“The most important factor is confidence, both globally and within China,” said one central bank official. “The cost of intervention in terms of reserves has been high but this policy can’t be evaluated just in terms of numbers. Once confidence is lost it can’t be easily restored. Then a lot of bad things can happen.”
Although PBoC officials knew that changing the way the central bank set the daily exchange-rate “fix” would unleash some pent-up depreciation pressure, it underestimated the intensity of the market reaction, analysts say.

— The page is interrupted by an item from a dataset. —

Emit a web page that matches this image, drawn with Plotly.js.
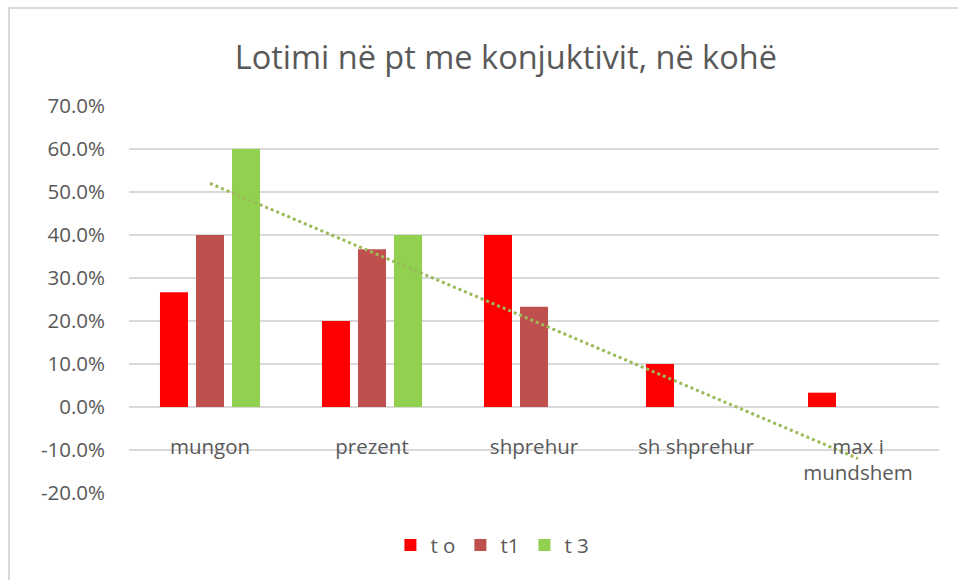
<!DOCTYPE html>
<html>
<head>
<meta charset="utf-8">
<script src="https://cdn.plot.ly/plotly-3.0.1.min.js"></script>
<style>
  html, body { margin: 0; padding: 0; background: #fff; }
  #wrap { position: relative; width: 958px; height: 580px; overflow: hidden; }
  #frame { position: absolute; left: 8px; top: 7px; width: 1000px; height: 700px;
           border-top: 2px solid #D9D9D9; border-left: 2px solid #D9D9D9; pointer-events: none; }
  #chart { position: absolute; left: 0; top: 0; width: 958px; height: 580px; }
</style>
</head>
<body>
<div id="wrap">
  <div id="chart"></div>
  <div id="frame"></div>
</div>
<script>
const categories = ['mungon', 'prezent', 'shprehur', 'sh shprehur', 'max i<br>mundshem'];
const seriesNames = ['t o', 't1', 't 3'];
const tO = [0.2667, 0.2, 0.4, 0.1, 0.0333];
const t1 = [0.4, 0.3667, 0.2333, 0, 0];
const t3 = [0.6, 0.4, 0, 0, 0];
const colors = ['#FF0000', '#C0504D', '#92D050'];
const trendColor = '#9BBB59';
const yTicks = [-0.2, -0.1, 0, 0.1, 0.2, 0.3, 0.4, 0.5, 0.6, 0.7];
const yTickText = yTicks.map(v => (v * 100).toFixed(1) + '%');

// linear least-squares trendline of series "t 3" (as Excel computes it)
function linearTrend(vals) {
  const n = vals.length;
  const xs = vals.map((_, i) => i + 1);
  const mx = xs.reduce((a, b) => a + b, 0) / n;
  const my = vals.reduce((a, b) => a + b, 0) / n;
  let sxy = 0, sxx = 0;
  for (let i = 0; i < n; i++) { sxy += (xs[i] - mx) * (vals[i] - my); sxx += (xs[i] - mx) ** 2; }
  const slope = sxy / sxx;
  return xs.map(x => my + slope * (x - mx));
}
const trend = linearTrend(t3);

const font = 'Open Sans, sans-serif';
const grey = '#595959';

const data = [
  { type: 'bar', name: seriesNames[0], x: categories, y: tO, marker: { color: colors[0] } },
  { type: 'bar', name: seriesNames[1], x: categories, y: t1, marker: { color: colors[1] } },
  { type: 'bar', name: seriesNames[2], x: categories, y: t3, marker: { color: colors[2] } },
  { type: 'scatter', mode: 'lines', x: categories, y: trend, showlegend: false,
    line: { color: trendColor, width: 3, dash: 'dot' }, hoverinfo: 'skip' }
];

const layout = {
  width: 958, height: 580,
  margin: { l: 129, r: 19, t: 106, b: 87 },
  paper_bgcolor: 'rgba(0,0,0,0)', plot_bgcolor: 'rgba(0,0,0,0)',
  title: { text: 'Lotimi në pt me konjuktivit, në kohë', font: { family: font, size: 32.5, color: grey },
           x: 0.528, xref: 'container', xanchor: 'center', y: 0.9, yref: 'container', yanchor: 'middle' },
  barmode: 'group', bargap: 0.333, bargroupgap: 0.222,
  xaxis: { type: 'category', anchor: 'free', position: 2 / 9, showgrid: false, showline: false,
           ticks: '', zeroline: false, tickfont: { family: font, size: 20.5, color: grey },
           ticklabelstandoff: 25, tickangle: 0 },
  yaxis: { range: [-0.2, 0.7], tickvals: yTicks, ticktext: yTickText, showgrid: true, gridcolor: '#D9D9D9',
           gridwidth: 1.3, zeroline: true, zerolinecolor: '#D9D9D9', zerolinewidth: 1.3, showline: false,
           ticks: '', tickfont: { family: font, size: 20.5, color: grey }, ticklabelstandoff: 23 },
  legend: { orientation: 'h', x: 0.514, xref: 'container', xanchor: 'center', y: 0.06, yref: 'container', yanchor: 'middle',
            font: { family: font, size: 20.5, color: grey }, itemwidth: 30 },
  showlegend: true
};

Plotly.newPlot('chart', data, layout, { displayModeBar: false, staticPlot: true });
</script>
</body>
</html>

A move that might have been expected to produce a 5 per cent downward adjustment quickly threatened to spark a 10 or 20 per cent rout within a matter of days. Such an uncontrolled devaluation could have undermined the broader financial system by inciting investors to dump renminbi assets en masse.
The International Monetary Fund is likely to address exchange-rate volatility, among other financial risks, when David Lipton, deputy managing director, presents the fund’s annual financial stability report on China on Tuesday in Beijing.

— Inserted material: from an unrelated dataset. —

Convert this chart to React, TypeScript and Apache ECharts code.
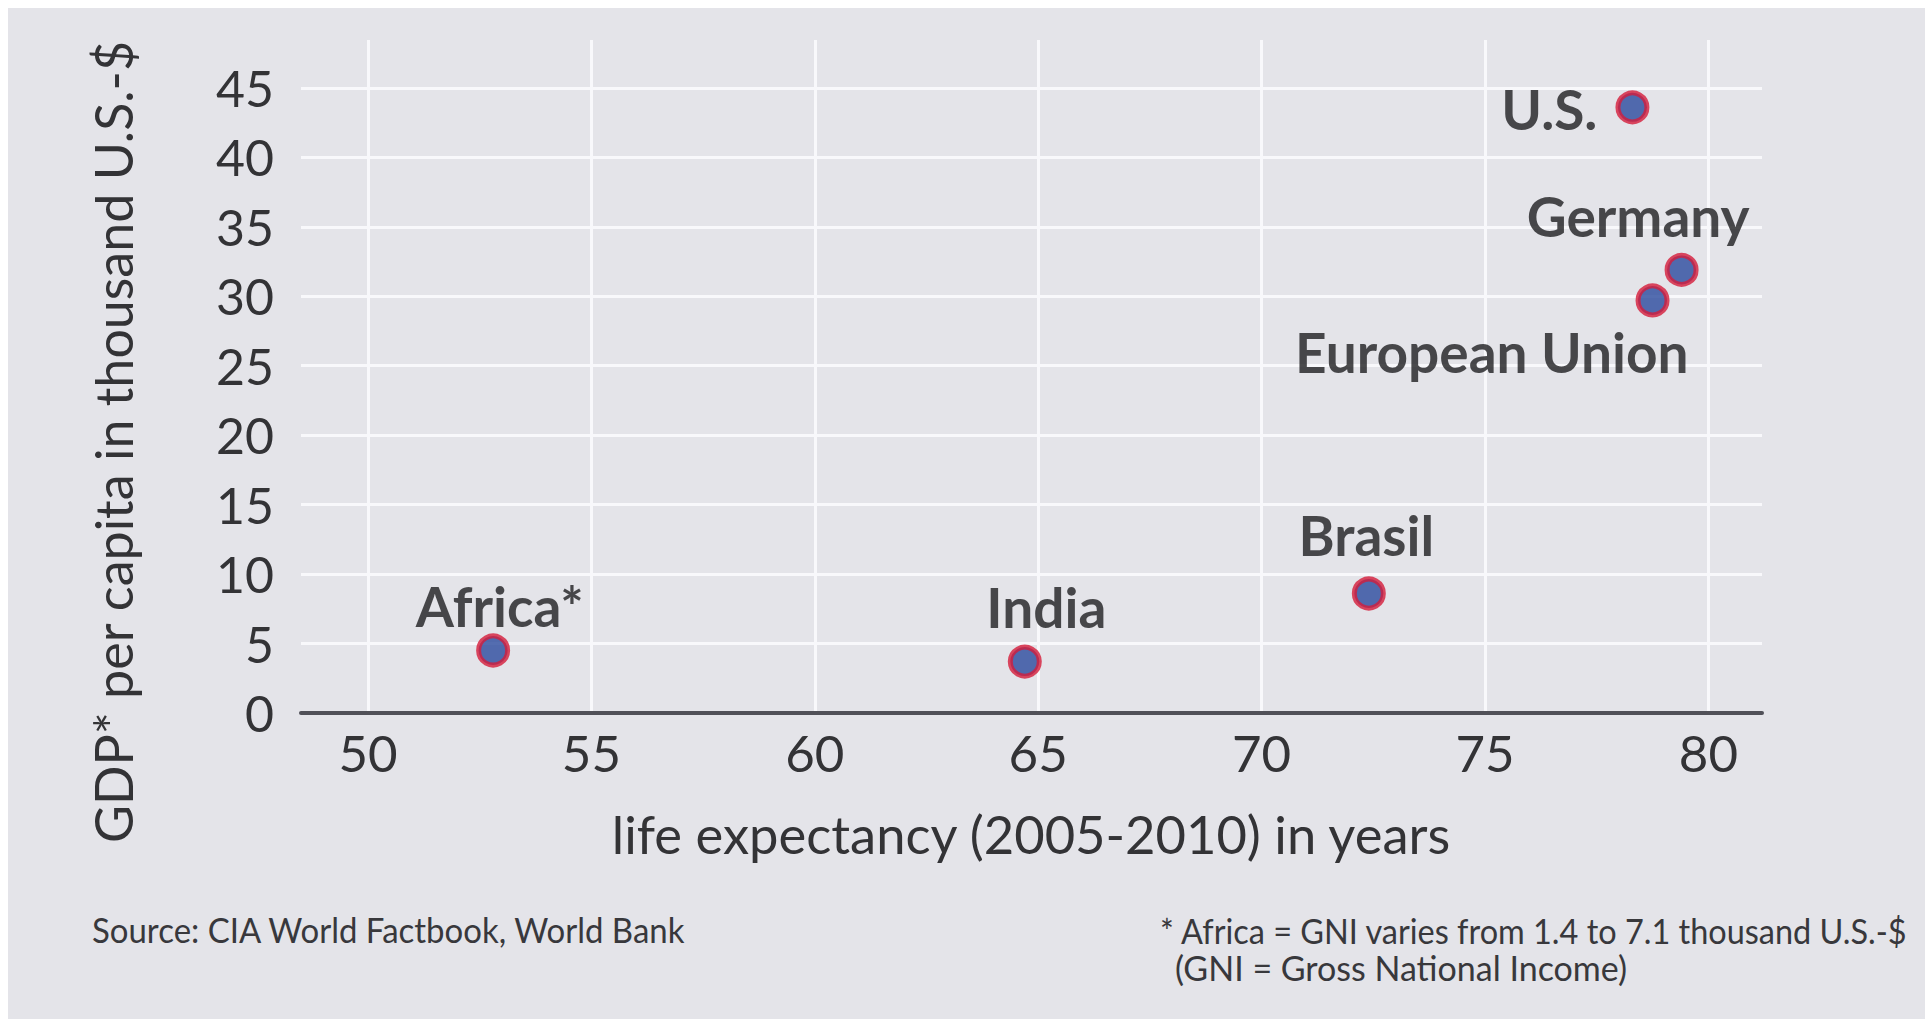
import React, { useEffect, useRef } from "react";
import * as echarts from "echarts";

// ---- data ----
const countries = ["Africa*", "India", "Brasil", "U.S.", "Germany", "European Union"];
const lifeExpectancy = [52.8, 64.7, 72.4, 78.3, 79.4, 78.75];
const gdpPerCapita = [4.5, 3.7, 8.6, 43.6, 31.9, 29.7];

const xAxisTitle = "life expectancy (2005-2010) in years";
const yAxisTitle = "GDP* per capita in thousand U.S.-$";
const sourceNote = "Source: CIA World Factbook, World Bank";
const footnoteLines = [
  "* Africa = GNI varies from 1.4 to 7.1 thousand U.S.-$",
  "(GNI = Gross National Income)",
];

// ---- label placement (style, not data) ----
const labelPlacement: { align: string; offset: [number, number] }[] = [
  { align: "center", offset: [6.5, -44] },
  { align: "center", offset: [21.5, -55] },
  { align: "center", offset: [-2.5, -59] },
  { align: "right", offset: [-35, 2] },
  { align: "right", offset: [68, -54] },
  { align: "right", offset: [36, 52] },
];

const FONT = "Lato, 'Open Sans', sans-serif";
const BG = "#e4e4e9";
const GRID_COLOR = "#f8f8fb";
const TEXT = "#333336";

export default function App() {
  const ref = useRef<HTMLDivElement>(null);

  useEffect(() => {
    if (!ref.current) return;
    const chart = echarts.init(ref.current, null, { renderer: "svg" });
    const tickFormatter = (v: number) => (Math.abs(v % 5) < 1e-9 ? String(v) : "");

    const noteStyle = {
      fontFamily: FONT,
      fontSize: 34,
      lineHeight: 34,
      fill: "#38383c",
      align: "left",
      verticalAlign: "middle",
    };

    chart.setOption({
      animation: false,
      backgroundColor: BG,
      grid: { left: 293, top: 32, right: 163, bottom: 306, containLabel: false },
      xAxis: {
        type: "value",
        min: 48.5,
        max: 81.2,
        minInterval: 5,
        maxInterval: 5,
        axisLine: { show: true, onZero: false, lineStyle: { color: "#505058", width: 4 } },
        axisTick: { show: false },
        axisLabel: {
          fontFamily: FONT,
          fontSize: 51,
          color: TEXT,
          margin: 14,
          formatter: tickFormatter,
        },
        splitLine: {
          show: true,
          showMinLine: false,
          showMaxLine: false,
          lineStyle: { color: GRID_COLOR, width: 3 },
        },
      },
      yAxis: {
        type: "value",
        min: 0,
        max: 48.45,
        minInterval: 5,
        maxInterval: 5,
        axisLine: { show: false },
        axisTick: { show: false },
        axisLabel: {
          fontFamily: FONT,
          fontSize: 50,
          color: TEXT,
          margin: 27,
          formatter: tickFormatter,
        },
        splitLine: {
          show: true,
          showMaxLine: false,
          lineStyle: { color: GRID_COLOR, width: 3 },
        },
      },
      series: [
        {
          type: "scatter",
          symbol: "circle",
          symbolSize: 29,
          itemStyle: { color: "#2a4a9e", borderColor: "#d41c3a", borderWidth: 5 },
          label: {
            show: true,
            formatter: "{b}",
            position: "inside",
            verticalAlign: "middle",
            fontFamily: FONT,
            fontWeight: "bold",
            fontSize: 55,
            color: "#1e1e21",
          },
          data: countries.map((name, i) => ({
            name,
            value: [lifeExpectancy[i], gdpPerCapita[i]],
            label: { align: labelPlacement[i].align, offset: labelPlacement[i].offset },
          })),
        },
      ],
      graphic: [
        {
          type: "text",
          x: 105,
          y: 434,
          rotation: Math.PI / 2,
          style: {
            text: yAxisTitle,
            fontFamily: FONT,
            fontSize: 52,
            fill: TEXT,
            align: "center",
            verticalAlign: "middle",
          },
        },
        {
          type: "text",
          x: 1023,
          y: 825,
          style: {
            text: xAxisTitle,
            fontFamily: FONT,
            fontSize: 52.5,
            fill: TEXT,
            align: "center",
            verticalAlign: "middle",
          },
        },
        {
          type: "text",
          x: 84,
          y: 922,
          scaleX: 0.97,
          style: { ...noteStyle, text: sourceNote },
        },
        {
          type: "text",
          x: 1152,
          y: 923,
          scaleX: 0.955,
          style: { ...noteStyle, text: footnoteLines[0] },
        },
        {
          type: "text",
          x: 1167,
          y: 959,
          style: { ...noteStyle, text: footnoteLines[1] },
        },
      ],
    });

    return () => chart.dispose();
  }, []);

  return (
    <div
      ref={ref}
      style={{ position: "fixed", left: 8, top: 8, width: 1917, height: 1011 }}
    />
  );
}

While the timing of the August move was probably linked to the IMF’s then-pending decision on whether to designate the renminbi as an official reserve currency, it also coincided with dramatic turmoil in the country’sstock market, adding to investor jitters.

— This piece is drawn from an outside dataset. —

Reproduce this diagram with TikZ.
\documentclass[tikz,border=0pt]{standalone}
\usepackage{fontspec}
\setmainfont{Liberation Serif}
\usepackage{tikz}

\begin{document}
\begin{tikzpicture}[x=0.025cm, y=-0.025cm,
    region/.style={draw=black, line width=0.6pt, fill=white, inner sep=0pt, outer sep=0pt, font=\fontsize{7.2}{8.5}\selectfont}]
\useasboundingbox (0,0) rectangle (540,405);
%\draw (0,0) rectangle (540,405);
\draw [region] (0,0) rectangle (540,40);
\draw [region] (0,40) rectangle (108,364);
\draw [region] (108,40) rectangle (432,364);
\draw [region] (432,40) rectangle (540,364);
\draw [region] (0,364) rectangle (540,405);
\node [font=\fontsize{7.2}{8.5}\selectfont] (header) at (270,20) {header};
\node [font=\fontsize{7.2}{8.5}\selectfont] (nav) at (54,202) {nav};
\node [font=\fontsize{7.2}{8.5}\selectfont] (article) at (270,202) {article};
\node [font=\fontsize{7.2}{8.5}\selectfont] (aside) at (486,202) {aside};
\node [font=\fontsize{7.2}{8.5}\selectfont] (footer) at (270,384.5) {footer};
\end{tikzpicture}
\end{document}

That put the PBoC in the position of scrambling to curb renminbi weakness only days after announcing a policy ostensibly intended to reduce government interference in the market. The result was widespread confusion among investors about the central bank’s true intentions, a mood exacerbated by the PBoC’s poor communication.
Other PBoC advisers argue that intervention to stabilise the renminbi-dollar rate is unnecessary. “Some Chinese economists fear any movement of the exchange rate,” says one adviser. “They fear that if it falls 2 per cent, then it will fall 10 per cent — and if it falls 10 per cent then it will fall 100 per cent."
The adviser argues that given China’s consistently strong trade surpluses and low external debt levels, the Chinese currency should remain relatively stable against the dollar. “If you take the whole balance of payments picture into consideration, the renminbi will stabilise quite easily and rebound,” he says.
Critics say PBoC spending on intervention has been a waste because it has only delayed further weakness in the renminbi. Economists broadly agree that downward pressure is likely to resume once the timing of the Federal Reserve’s next interest-rate rise becomes clearer. Total reserves fell to $3.19tn last month, down from a peak of $3.99tn in June 2014. Even with intervention, the renminbi has lost 5.3 per cent since the devaluation last August.
The PBoC has rejected criticism that it has abandoned its commitment to a market-based exchange rate. Officials believe that with the economy now showing signs of stabilisation, further depreciation will be modest and will not spark general panic.
“Whenever there are signs of weakness in the economy, policymakers will quickly worry about maintaining stability,” said the official. “It doesn’t mean we’re giving up on reform.”